## What is needed
Find the lines that hold "with". Report only how many there are.

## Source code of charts

★ ★ ★ ★ ★

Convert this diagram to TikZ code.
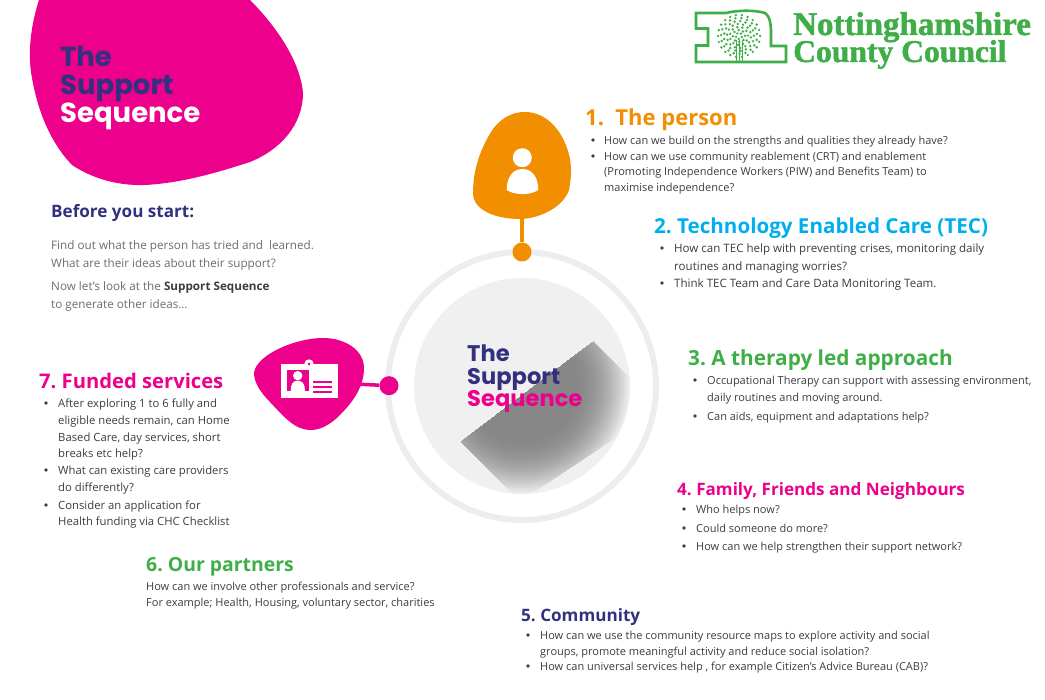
\documentclass[tikz,border=0pt]{standalone}
\usepackage{fontspec}
\setmainfont{Open Sans}
\newfontfamily\brandfont{Poppins}
\newfontfamily\logofont[FakeBold=1.5]{Liberation Serif}
\usetikzlibrary{calc}
\definecolor{brandpink}{HTML}{EC008C}
\definecolor{brandnavy}{HTML}{33317F}
\definecolor{brandorange}{HTML}{F18F01}
\definecolor{brandblue}{HTML}{00AEEF}
\definecolor{brandgreen}{HTML}{3FAE49}
\definecolor{bodytext}{HTML}{3C3C3C}
\definecolor{ringgray}{HTML}{ECEDEF}
\definecolor{discgray}{HTML}{F0F0F1}
\definecolor{shadowgray}{HTML}{878787}

\begin{document}
\frenchspacing
\begin{tikzpicture}[
  x=1pt,y=-1pt,
  heading/.style 2 args={anchor=base west,inner sep=0,text=#1,font=\fontsize{#2}{#2}\selectfont\bfseries},
  item/.style 2 args={anchor=base west,inner sep=0,align=left,text=bodytext,font=\fontsize{#1}{#2}\selectfont},
  intro/.style={item={11.7}{18},text=bodytext!75},
  brand/.style={anchor=base west,inner sep=0,font=\brandfont\bfseries\fontsize{#1}{#1}\selectfont},
  logotext/.style={anchor=base west,inner sep=0,text=brandgreen,font=\logofont\bfseries\fontsize{#1}{#1}\selectfont},
  dot/.style={circle,inner sep=0,minimum size=19,fill=#1},
  tick/.style={circle,inner sep=0,minimum size=3.8,fill=bodytext}]
  \useasboundingbox (0,0) rectangle (1045,700);
  % draw blob behind the title
  \fill[brandpink] (39,0) .. controls (31,25) and (28,50) .. (31,72)
    .. controls (36,105) and (48,140) .. (72,165)
    .. controls (90,177) and (115,186) .. (145,185)
    .. controls (185,183) and (225,170) .. (250,162)
    .. controls (280,150) and (303,125) .. (303,93)
    .. controls (300,60) and (275,25) .. (250,0) -- cycle;
  \node[brand=27.5,text=brandnavy] (titlea) at (60,66.5) {The};
  \node[brand=27.5,text=brandnavy] (titleb) at (60,95) {Support};
  \node[brand=27.5,text=white] (titlec) at (60,122.5) {Sequence};
  % draw council logo
  \draw[brandgreen,line width=2.6,line join=miter] (696,13) -- (726,13)
    .. controls (738,10) and (755,10) .. (765,13)
    .. controls (772,18) and (771,30) .. (771,46) -- (786,46) -- (786,62) -- (696,62)
    -- (696,45.5) -- (708,45.5) -- (708,28.5) -- (696,28.5) -- cycle;
  \coordinate (crown) at (739,36);
  \foreach \r/\n in {3/5,6/8,9/11,12/14,15/17,18/19,21/22} {
    \foreach \k in {1,...,\n} {
      \fill[brandgreen] ($(crown)+({360*\k/\n+7*\r}:\r)$) circle (1.35);
    }
  }
  \foreach \x in {736,739,742} {
    \draw[brandgreen,line width=0.8] (\x,40) -- (\x,61);
  }
  \node[logotext=33] (logoa) at (793,35) {Nottinghamshire};
  \node[logotext=31.6] (logob) at (793,62) {County Council};
  % show rings and shadow in the middle
  \coordinate (hub) at (522,386);
  \draw[ringgray,line width=6] (hub) circle (134);
  \fill[discgray] (hub) circle (108);
  \begin{scope}
    \clip (593,342) -- (461,442) -- (520,501) -- (660,408) -- cycle;
    % fade the shadow out towards the rim of the disc
    \foreach \step in {0,...,116} {
      \pgfmathsetmacro{\fade}{100*(1-\step/116)^2}
      \fill[discgray!\fade!shadowgray] (hub) circle (108-\step/2);
    }
  \end{scope}
  \node[brand=22.6,text=brandnavy] (huba) at (467,361.5) {The};
  \node[brand=22.6,text=brandnavy] (hubb) at (467,384.5) {Support};
  \node[brand=22.6,text=brandpink] (hubc) at (467,407) {Sequence};
  % draw person blob with stem
  \node[dot=brandorange] (persondot) at (522,252) {};
  \fill[brandorange] (525,112) .. controls (545,112) and (560,128) .. (567,148)
    .. controls (572,162) and (572,175) .. (569,190)
    .. controls (562,210) and (535,219) .. (520,219)
    .. controls (495,219) and (473,210) .. (473,193)
    .. controls (473,170) and (480,150) .. (491,132)
    .. controls (500,118) and (512,112) .. (525,112) -- cycle;
  \coordinate (personfoot) at (522,215);
  \draw[brandorange,line width=3.5] (personfoot) -- (persondot);
  \fill[white] (522.3,157.7) circle (9.5);
  \fill[white] (506.7,190) .. controls (506.7,177) and (513,169) .. (522.3,169)
    .. controls (532,169) and (538.3,177) .. (538.3,190)
    .. controls (530,195.5) and (515,195.5) .. (506.7,190) -- cycle;
  % draw card blob with stem
  \node[dot=brandpink] (carddot) at (389,385.7) {};
  \fill[brandpink] (323,338) .. controls (345,338) and (364,350) .. (364,368)
    .. controls (364,385) and (355,400) .. (340,415)
    .. controls (330,425) and (320,430) .. (311,430)
    .. controls (295,430) and (285,418) .. (270,402)
    .. controls (260,392) and (254,382) .. (254,373)
    .. controls (256,355) and (295,338) .. (323,338) -- cycle;
  \coordinate (cardfoot) at (355,384);
  \draw[brandpink,line width=3.5] (cardfoot) -- (carddot);
  \fill[white] (281,364.3) rectangle (337.7,397.7);
  \fill[white] (309,364) circle (4.7);
  \fill[brandpink] (309,364) circle (1.5);
  \fill[brandpink] (286.7,370) rectangle (309.3,391);
  \fill[white] (297.7,375.7) circle (4.7);
  \fill[white] (290.7,391) .. controls (290.7,384) and (293,380.7) .. (297.7,380.7)
    .. controls (302.5,380.7) and (305,384) .. (305,391) -- cycle;
  \foreach \y in {380.7,385.7,390.7} {
    \fill[brandpink] (313,\y) rectangle (332.3,\y+2.6);
  }
  % left column
  \node[heading={brandnavy}{17.1}] (before) at (51,217.8) {Before you start:};
  \node[intro] (introa) at (51,268) {Find out what the person has tried and\ \ learned.\\What are their ideas about their support?};
  \node[intro] (introb) at (51,309) {Now let’s look at the \textcolor{bodytext}{\textbf{Support Sequence}}\\to generate other ideas…};
  % section 1
  \node[heading={brandorange}{22}] (sa) at (585,125.3) {1.\ \ The person};
  \node[item={11}{15.5}] (sa1) at (604,144.3) {How can we build on the strengths and qualities they already have?};
  \node[item={11}{15.5}] (sa2) at (604,191.3) {How can we use community reablement (CRT) and enablement\\(Promoting Independence Workers (PIW) and Benefits Team) to\\maximise independence?};
  % section 2
  \node[heading={brandblue}{20.6}] (sb) at (654,233.8) {2. Technology Enabled Care (TEC)};
  \node[item={11.55}{17.5}] (sb1) at (674,270.3) {How can TEC help with preventing crises, monitoring daily\\routines and managing worries?};
  \node[item={11.55}{17.5}] (sb2) at (674,287.8) {Think TEC Team and Care Data Monitoring Team.};
  % section 3
  \node[heading={brandgreen}{20.8}] (sc) at (688,365.8) {3. A therapy led approach};
  \node[item={11}{17}] (sc1) at (707,401.8) {Occupational Therapy can support with assessing environment,\\daily routines and moving around.};
  \node[item={11}{17}] (sc2) at (707,420.8) {Can aids, equipment and adaptations help?};
  % section 4
  \node[heading={brandpink}{17.1}] (sd) at (677,495.8) {4. Family, Friends and Neighbours};
  \node[item={11}{15.5}] (sd1) at (696,513.8) {Who helps now?};
  \node[item={11}{15.5}] (sd2) at (696,532.8) {Could someone do more?};
  \node[item={11}{15.5}] (sd3) at (696,550.8) {How can we help strengthen their support network?};
  % section 5
  \node[heading={brandnavy}{17.1}] (se) at (521,621) {5. Community};
  \node[item={11}{16}] (se1) at (540,655) {How can we use the community resource maps to explore activity and social\\groups, promote meaningful activity and reduce social isolation?};
  \node[item={11}{16}] (se2) at (540,670) {How can universal services help , for example Citizen’s Advice Bureau (CAB)?};
  % section 6
  \node[heading={brandgreen}{19.4}] (sf) at (146,571) {6. Our partners};
  \node[item={11}{16}] (sf1) at (146,606) {How can we involve other professionals and service?\\For example; Health, Housing, voluntary sector, charities};
  % section 7
  \node[heading={brandpink}{20.2}] (sg) at (39,388.8) {7. Funded services};
  \node[item={11.3}{16.7}] (sg1) at (58,457.8) {After exploring 1 to 6 fully and\\eligible needs remain, can Home\\Based Care, day services, short\\breaks etc help?};
  \node[item={11.3}{16.7}] (sg2) at (58,491.6) {What can existing care providers\\do differently?};
  \node[item={11.3}{16.7}] (sg3) at (58,525.8) {Consider an application for\\Health funding via CHC Checklist};
  % draw list bullets
  \foreach \x/\y [count=\step from 1] in {593/140,593/156,662/248,662/283,695/380,695/416,684/509,684/528,684/546,528/635,528/666,46/403,46/470,46/505} {
    \node[tick] (b\step) at (\x,\y) {};
  }
\end{tikzpicture}
\end{document}
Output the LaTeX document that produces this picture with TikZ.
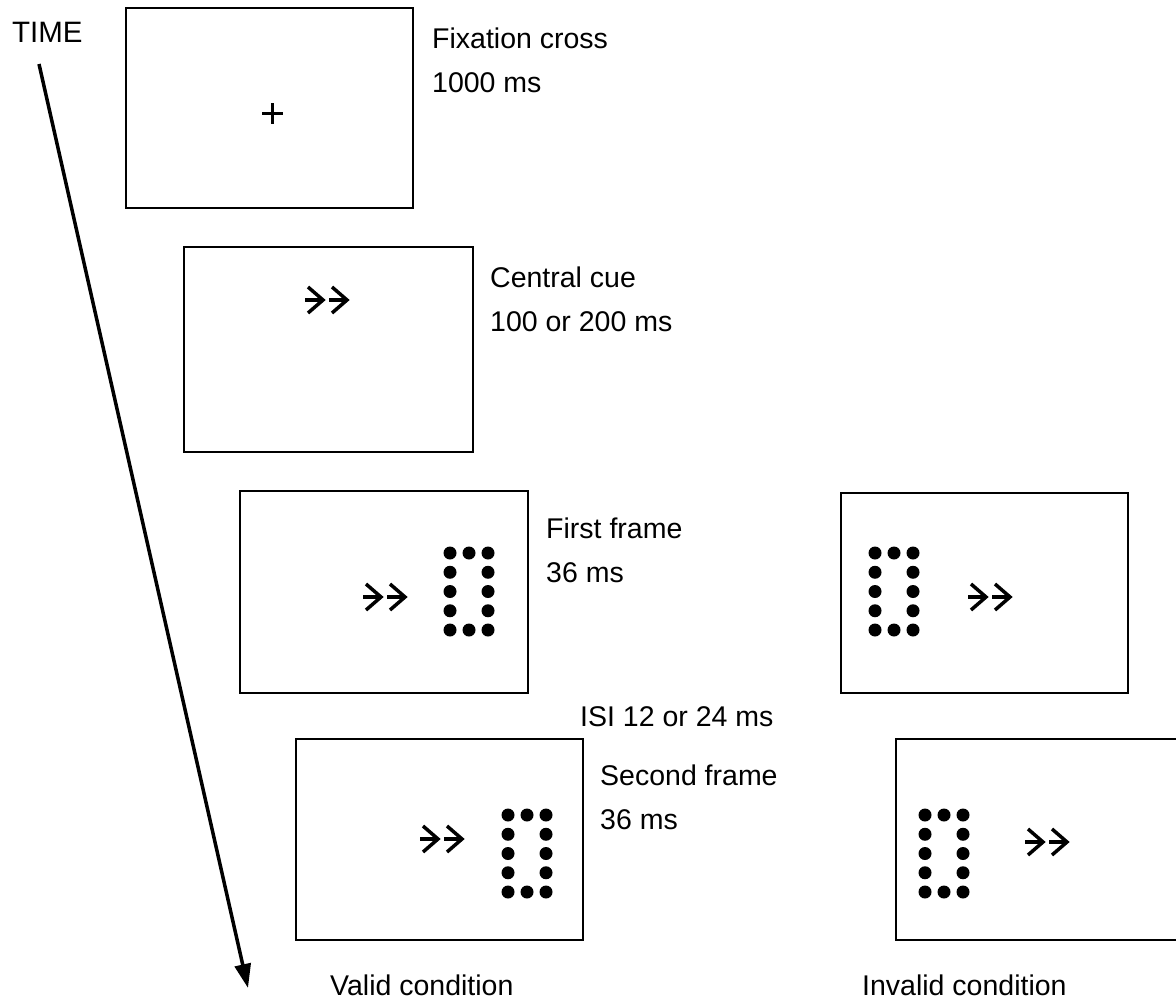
\documentclass[tikz,border=0pt]{standalone}
\usepackage{fontspec}
\setmainfont{Liberation Sans}
\usetikzlibrary{arrows.meta}

% Pair of cue arrows, starting at x = #1, centred on y = #2
\newcommand\cuepair[2]{%
  \foreach \dx in {0,24}{%
    \draw[cuestroke] (#1+\dx,#2) -- (#1+\dx+18,#2);
    \draw[cuestroke] (#1+\dx+3,#2-13) -- (#1+\dx+18,#2) -- (#1+\dx+3,#2+13);
  }}
% Rectangle of twelve dots, top-left dot at (#1,#2)
\newcommand\dotframe[2]{%
  \foreach \c in {0,1,2}{%
    \fill (#1+19*\c,#2) circle (6.5pt);
    \fill (#1+19*\c,#2+77) circle (6.5pt);
  }
  \foreach \r in {1,2,3}{%
    \fill (#1,#2+19.25*\r) circle (6.5pt);
    \fill (#1+38,#2+19.25*\r) circle (6.5pt);
  }}

\begin{document}
\begin{tikzpicture}[x=1pt,y=-1pt,
  screen/.style={draw, line width=2pt, inner sep=0pt, minimum width=287pt, minimum height=200pt},
  lbl/.style={anchor=base west, inner sep=0pt, font=\fontsize{28.5}{44}\selectfont},
  cuestroke/.style={line width=3.5pt, line cap=butt, line join=miter}]
\useasboundingbox (0,0) rectangle (1176,1001);
\clip (0,0) rectangle (1176,1001);

% display screens
\node[screen] (fix)  at (269.5,108) {};
\node[screen, minimum width=289pt, minimum height=205pt] (cue) at (328.5,349.5) {};
\node[screen, minimum width=288pt, minimum height=202pt] (firstV)  at (384,592) {};
\node[screen, minimum height=200pt] (firstI)  at (984.5,593) {};
\node[screen, minimum height=201pt] (secondV) at (439.5,839.5) {};
\node[screen, minimum width=294pt, minimum height=201pt] (secondI) at (1043,839.5) {};

% fixation cross
\draw[line width=3.5pt] (262,113.5) -- (283,113.5) (272.5,103) -- (272.5,124);

% cue arrows
\cuepair{305}{300}
\cuepair{363}{597}
\cuepair{968}{597}
\cuepair{420}{839}
\cuepair{1025}{842}

% dot rectangles
\dotframe{450}{553}
\dotframe{875}{553}
\dotframe{508}{815}
\dotframe{925}{815}

% time axis
\coordinate (tstart) at (39,64);
\coordinate (tend) at (248,988);
\draw[line width=3.5pt, -{Triangle[length=24pt,width=16pt]}] (tstart) -- (tend);

% labels
\node[lbl, font=\fontsize{29.5}{44}\selectfont] (time) at (12,42) {TIME};
\node[lbl] (fixA) at (432,48) {Fixation cross};
\node[lbl] (fixB) at (432,92) {1000 ms};
\node[lbl] (cueA) at (490,287) {Central cue};
\node[lbl] (cueB) at (490,331) {100 or 200 ms};
\node[lbl] (firA) at (546,538) {First frame};
\node[lbl] (firB) at (546,582) {36 ms};
\node[lbl] (isi)  at (580,726) {ISI 12 or 24 ms};
\node[lbl] (secA) at (600,785) {Second frame};
\node[lbl] (secB) at (600,829) {36 ms};
\node[lbl] (valid)   at (330,995) {Valid condition};
\node[lbl] (invalid) at (862,995) {Invalid condition};
\end{tikzpicture}
\end{document}
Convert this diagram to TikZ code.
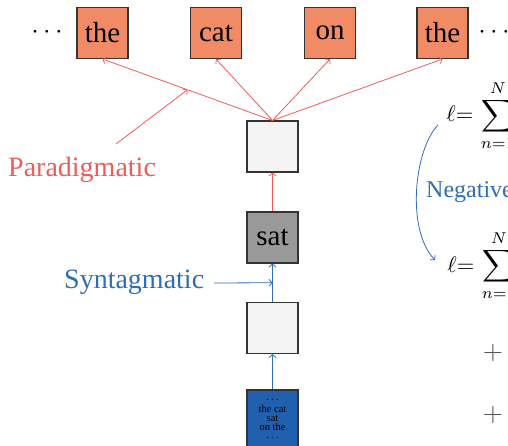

★ ★ ★ ★ ★

## Answer below
5